Las dos guerras mundiales no pueden entenderse sin referirse de alguna manera a ese problema de las tensiones desintegradoras presentes desde los comienzos de la modernidad en todas las sociedades modernas. Y lo que algunos sociólogos recrean como la edad de oro de la modernidad, los pocos años en los que el Estado del Bienestar ha funcionado dando cohesión a las sociedades, ahora que la globalización parece que lo está arrinconando, no han sido más que un suspiro en la historia de las sociedades, un suspiro que se trata de construir como el estado normal hacia el que debiéramos avanzar los que todavía no lo hemos conseguido, que debieran preservar quienes lo alcanzaron, y todos recordar como una especie de momento paradisíaco, como mito con capacidad de dar sentido a la por lo demás ingrata realidad histórica en la que las divisiones vuelven a aparecer con mucha fuerza.
Nada de todo esto, sin embargo, debe servir de consuelo en estos momentos en los que ETA ha vuelto a atentar y matar, y con ello ha vuelto a hacer añicos las esperanzas de muchos ciudadanos vascos, que probablemente tampoco estaban unidos en la esperanza, porque la concebían de formas radicalmente distintas: unos, como esperanza de dar, gracias a la tregua y a la paz que aportaba ETA, un salto hacia el nuevo marco jurídico-político-institucional soñado: otros, simplemente como libertad de ciudadanos no amenazados, como la libertad de seguir pensando y sintiendo a Euskadi de forma distinta a la norma del nacionalismo vasco, sin que su vida corra peligro.

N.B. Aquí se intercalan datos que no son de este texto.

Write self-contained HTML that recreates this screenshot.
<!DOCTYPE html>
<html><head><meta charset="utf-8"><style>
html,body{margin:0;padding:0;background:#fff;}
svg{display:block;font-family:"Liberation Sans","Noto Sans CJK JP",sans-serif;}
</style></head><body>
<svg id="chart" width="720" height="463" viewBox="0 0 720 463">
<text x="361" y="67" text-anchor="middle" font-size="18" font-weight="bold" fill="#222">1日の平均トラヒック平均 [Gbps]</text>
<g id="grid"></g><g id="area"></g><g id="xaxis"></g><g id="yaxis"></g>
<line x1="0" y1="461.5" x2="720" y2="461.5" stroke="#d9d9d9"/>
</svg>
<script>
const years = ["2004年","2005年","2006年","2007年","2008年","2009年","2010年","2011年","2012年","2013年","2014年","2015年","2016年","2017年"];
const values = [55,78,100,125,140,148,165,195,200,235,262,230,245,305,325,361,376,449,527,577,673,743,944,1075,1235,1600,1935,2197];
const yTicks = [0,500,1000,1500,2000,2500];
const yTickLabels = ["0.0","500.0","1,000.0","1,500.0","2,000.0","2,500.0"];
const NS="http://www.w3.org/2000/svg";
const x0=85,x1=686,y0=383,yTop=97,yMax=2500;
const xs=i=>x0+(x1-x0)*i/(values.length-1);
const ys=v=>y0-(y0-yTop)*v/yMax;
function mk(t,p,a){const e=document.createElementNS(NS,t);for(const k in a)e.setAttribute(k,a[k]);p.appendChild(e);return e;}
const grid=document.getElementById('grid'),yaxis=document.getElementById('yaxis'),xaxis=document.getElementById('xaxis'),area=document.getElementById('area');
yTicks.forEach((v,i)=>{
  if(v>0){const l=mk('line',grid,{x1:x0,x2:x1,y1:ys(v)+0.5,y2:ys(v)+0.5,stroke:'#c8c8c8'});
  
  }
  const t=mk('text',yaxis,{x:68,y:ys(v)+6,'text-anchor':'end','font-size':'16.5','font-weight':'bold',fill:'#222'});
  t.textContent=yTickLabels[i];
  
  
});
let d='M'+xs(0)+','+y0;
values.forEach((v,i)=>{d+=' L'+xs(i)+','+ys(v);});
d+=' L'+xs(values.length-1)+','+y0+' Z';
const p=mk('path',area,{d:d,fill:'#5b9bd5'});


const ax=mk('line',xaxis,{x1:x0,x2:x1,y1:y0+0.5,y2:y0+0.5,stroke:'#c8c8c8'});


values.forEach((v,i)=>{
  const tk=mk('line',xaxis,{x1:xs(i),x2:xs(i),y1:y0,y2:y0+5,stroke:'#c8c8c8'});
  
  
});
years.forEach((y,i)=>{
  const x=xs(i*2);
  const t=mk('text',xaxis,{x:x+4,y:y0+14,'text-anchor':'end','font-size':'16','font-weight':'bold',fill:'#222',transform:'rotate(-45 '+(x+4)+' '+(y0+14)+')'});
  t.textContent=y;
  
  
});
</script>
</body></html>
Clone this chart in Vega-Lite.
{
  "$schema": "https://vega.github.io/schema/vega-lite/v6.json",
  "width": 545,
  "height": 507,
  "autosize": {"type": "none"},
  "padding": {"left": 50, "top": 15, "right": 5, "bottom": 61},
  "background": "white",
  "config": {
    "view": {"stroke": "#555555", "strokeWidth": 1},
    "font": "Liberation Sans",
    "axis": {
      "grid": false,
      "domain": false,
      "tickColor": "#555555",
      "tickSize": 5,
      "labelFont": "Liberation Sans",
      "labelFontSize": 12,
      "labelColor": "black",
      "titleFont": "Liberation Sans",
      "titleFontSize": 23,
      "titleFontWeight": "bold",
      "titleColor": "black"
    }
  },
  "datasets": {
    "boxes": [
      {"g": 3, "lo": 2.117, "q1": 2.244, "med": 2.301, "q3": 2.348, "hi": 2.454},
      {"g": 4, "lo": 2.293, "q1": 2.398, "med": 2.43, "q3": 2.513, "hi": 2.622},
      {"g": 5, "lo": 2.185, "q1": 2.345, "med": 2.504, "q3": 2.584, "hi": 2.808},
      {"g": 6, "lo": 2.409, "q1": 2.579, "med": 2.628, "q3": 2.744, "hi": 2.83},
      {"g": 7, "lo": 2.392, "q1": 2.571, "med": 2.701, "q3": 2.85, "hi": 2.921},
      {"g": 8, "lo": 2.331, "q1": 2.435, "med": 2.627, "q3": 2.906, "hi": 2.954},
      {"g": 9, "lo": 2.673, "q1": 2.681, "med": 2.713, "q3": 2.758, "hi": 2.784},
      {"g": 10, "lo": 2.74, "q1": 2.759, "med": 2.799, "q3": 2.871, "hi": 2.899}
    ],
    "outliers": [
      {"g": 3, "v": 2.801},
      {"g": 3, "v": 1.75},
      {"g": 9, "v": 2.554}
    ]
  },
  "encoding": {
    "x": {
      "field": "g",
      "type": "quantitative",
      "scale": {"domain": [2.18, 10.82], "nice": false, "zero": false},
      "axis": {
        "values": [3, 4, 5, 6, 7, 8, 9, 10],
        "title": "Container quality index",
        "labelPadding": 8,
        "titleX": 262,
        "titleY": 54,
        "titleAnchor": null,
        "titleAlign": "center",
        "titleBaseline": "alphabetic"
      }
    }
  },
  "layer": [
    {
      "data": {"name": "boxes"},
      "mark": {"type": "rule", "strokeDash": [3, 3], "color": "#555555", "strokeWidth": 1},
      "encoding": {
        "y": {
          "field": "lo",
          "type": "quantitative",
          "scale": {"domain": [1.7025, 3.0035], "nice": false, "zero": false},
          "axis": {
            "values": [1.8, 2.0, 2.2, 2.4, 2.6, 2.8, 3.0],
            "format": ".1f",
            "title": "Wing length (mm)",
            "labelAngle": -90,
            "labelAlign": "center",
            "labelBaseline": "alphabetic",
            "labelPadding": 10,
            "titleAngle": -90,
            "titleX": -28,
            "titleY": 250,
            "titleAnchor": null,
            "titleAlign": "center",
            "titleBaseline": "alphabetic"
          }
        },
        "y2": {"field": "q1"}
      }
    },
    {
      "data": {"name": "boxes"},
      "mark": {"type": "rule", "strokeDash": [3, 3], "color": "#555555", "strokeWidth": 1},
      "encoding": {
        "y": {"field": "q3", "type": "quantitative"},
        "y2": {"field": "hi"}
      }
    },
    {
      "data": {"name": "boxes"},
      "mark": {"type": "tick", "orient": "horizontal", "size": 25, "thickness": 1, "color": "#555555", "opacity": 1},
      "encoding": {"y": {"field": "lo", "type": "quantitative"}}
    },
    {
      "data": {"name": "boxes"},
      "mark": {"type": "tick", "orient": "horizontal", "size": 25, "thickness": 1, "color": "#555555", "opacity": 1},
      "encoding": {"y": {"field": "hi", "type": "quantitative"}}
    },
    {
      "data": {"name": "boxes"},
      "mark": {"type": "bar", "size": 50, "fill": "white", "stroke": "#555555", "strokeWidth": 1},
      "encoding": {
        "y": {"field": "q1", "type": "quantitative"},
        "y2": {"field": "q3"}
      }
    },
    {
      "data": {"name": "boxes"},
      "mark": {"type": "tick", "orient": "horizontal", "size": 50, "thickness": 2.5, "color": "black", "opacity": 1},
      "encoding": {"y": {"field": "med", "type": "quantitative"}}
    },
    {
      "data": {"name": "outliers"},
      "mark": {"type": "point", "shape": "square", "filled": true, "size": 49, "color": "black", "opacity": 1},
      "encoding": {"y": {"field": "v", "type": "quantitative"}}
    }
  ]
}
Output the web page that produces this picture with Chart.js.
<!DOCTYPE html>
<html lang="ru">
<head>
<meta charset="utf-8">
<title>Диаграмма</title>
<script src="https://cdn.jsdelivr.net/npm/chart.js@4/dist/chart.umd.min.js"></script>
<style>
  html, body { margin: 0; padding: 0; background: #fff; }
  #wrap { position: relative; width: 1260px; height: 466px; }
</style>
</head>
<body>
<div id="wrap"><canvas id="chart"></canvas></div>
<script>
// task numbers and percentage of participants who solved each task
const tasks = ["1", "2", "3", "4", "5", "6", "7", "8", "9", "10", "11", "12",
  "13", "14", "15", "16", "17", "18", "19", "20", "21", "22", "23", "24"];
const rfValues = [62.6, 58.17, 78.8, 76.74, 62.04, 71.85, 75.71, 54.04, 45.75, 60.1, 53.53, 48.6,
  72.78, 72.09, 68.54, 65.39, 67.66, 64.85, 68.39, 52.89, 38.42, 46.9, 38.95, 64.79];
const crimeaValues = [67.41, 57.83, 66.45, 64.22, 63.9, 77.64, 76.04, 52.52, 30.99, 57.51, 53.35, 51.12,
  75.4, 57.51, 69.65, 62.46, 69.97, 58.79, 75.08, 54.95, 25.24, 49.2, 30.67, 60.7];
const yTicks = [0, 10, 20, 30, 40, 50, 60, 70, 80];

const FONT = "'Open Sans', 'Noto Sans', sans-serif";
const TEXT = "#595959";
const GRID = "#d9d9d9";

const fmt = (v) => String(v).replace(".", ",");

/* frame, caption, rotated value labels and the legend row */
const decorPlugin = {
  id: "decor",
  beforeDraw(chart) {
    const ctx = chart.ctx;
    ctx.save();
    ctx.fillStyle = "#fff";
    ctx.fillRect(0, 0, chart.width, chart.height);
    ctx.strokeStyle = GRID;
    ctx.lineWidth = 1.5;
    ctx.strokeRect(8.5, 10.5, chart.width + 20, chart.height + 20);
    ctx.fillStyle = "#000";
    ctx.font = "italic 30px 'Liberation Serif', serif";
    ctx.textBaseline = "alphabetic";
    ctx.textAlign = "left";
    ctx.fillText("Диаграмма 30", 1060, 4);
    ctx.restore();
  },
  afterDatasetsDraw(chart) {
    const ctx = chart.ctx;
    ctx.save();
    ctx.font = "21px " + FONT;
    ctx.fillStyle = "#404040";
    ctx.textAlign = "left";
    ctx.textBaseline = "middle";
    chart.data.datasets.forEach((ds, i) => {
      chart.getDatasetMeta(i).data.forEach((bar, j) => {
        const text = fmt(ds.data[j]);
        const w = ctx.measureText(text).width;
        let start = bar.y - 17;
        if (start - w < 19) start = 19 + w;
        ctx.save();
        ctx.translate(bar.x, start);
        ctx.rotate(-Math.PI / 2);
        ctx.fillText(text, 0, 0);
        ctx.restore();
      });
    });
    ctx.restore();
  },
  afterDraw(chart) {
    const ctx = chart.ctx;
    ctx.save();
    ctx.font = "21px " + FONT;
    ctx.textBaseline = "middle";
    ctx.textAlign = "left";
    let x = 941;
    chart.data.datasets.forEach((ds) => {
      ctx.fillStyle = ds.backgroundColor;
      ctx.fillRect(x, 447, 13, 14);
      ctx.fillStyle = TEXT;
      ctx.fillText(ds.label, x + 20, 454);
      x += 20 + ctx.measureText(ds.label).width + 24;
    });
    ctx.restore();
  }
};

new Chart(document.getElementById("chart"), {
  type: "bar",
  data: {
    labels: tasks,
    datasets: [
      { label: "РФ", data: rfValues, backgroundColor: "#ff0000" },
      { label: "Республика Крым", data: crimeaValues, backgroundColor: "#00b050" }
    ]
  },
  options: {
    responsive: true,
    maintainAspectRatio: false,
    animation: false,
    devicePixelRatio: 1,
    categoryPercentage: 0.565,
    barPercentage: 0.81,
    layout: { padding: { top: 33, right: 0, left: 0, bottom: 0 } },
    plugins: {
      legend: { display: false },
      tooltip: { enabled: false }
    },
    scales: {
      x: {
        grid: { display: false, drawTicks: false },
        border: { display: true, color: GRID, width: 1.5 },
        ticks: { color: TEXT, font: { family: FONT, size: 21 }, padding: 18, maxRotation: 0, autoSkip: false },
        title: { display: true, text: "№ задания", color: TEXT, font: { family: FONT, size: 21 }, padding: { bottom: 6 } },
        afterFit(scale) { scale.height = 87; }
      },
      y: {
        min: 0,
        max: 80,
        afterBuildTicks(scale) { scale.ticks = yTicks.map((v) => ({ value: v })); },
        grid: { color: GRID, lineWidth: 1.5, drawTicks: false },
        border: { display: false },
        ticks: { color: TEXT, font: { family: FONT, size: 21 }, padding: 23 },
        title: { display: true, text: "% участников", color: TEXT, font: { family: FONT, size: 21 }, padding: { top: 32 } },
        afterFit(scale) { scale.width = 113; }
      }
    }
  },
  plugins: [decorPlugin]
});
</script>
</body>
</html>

¿Será posible acabar con ETA? Hubo un tiempo en el que muchos creímos que sí. Hubo un tiempo en el que pudimos afirmar que se había acabado el mito de la imbatibilidad de ETA. Hubo un tiempo en el que muchos pensamos que acabar con ese mito nos hacía más libres. Y que la condición de esa libertad radicaba, entre otras cosas, pero de forma muy importante, en el aislamiento político de Batasuna, raíz de un profundo debilitamiento de ETA. Y hubo un tiempo en el que muchos pensamos que ese poco de mayor libertad conseguida en ese contexto implicaba que el nacionalismo vasco dejaba de legitimar a ETA, aunque fuera indirectamente por medio de la cobertura que implica la frase de perseguir lo mismo, pero con otros medios. Algo de todo eso sería de nuevo necesario para perseguir la derrota de ETA, la posible derrota de ETA. Pero vemos a casi todos los partidos políticos corriendo a hablar de nuevo con Batasuna.
Vemos a algunos afirmando incluso su disposición a ir al infierno para poder hablar con ellos, siempre con el buen fin y la buena intención de solucionar las cosas -habría que recordarles que ese infierno de ETA-Batasuna existe, que todos los que han ido a él han terminado quemados, que, como muy bien han dicho estos días, no sirve para nada, pero que sobre todo, como dice el poeta, quien allí va debe saber que hay que abandonar toda esperanza, «lasciate ogni speranza»-. Pero en política no cuentan las intenciones, ni siquiera los fines, y estos ni siquiera cuando se consiguen, porque la memoria, aun sin leyes que la promuevan, especialmente cuando no está promovida por leyes, siempre persigue como una sombra fantasmagórica a quien hizo lo indebido para conseguir lo supuestamente debido.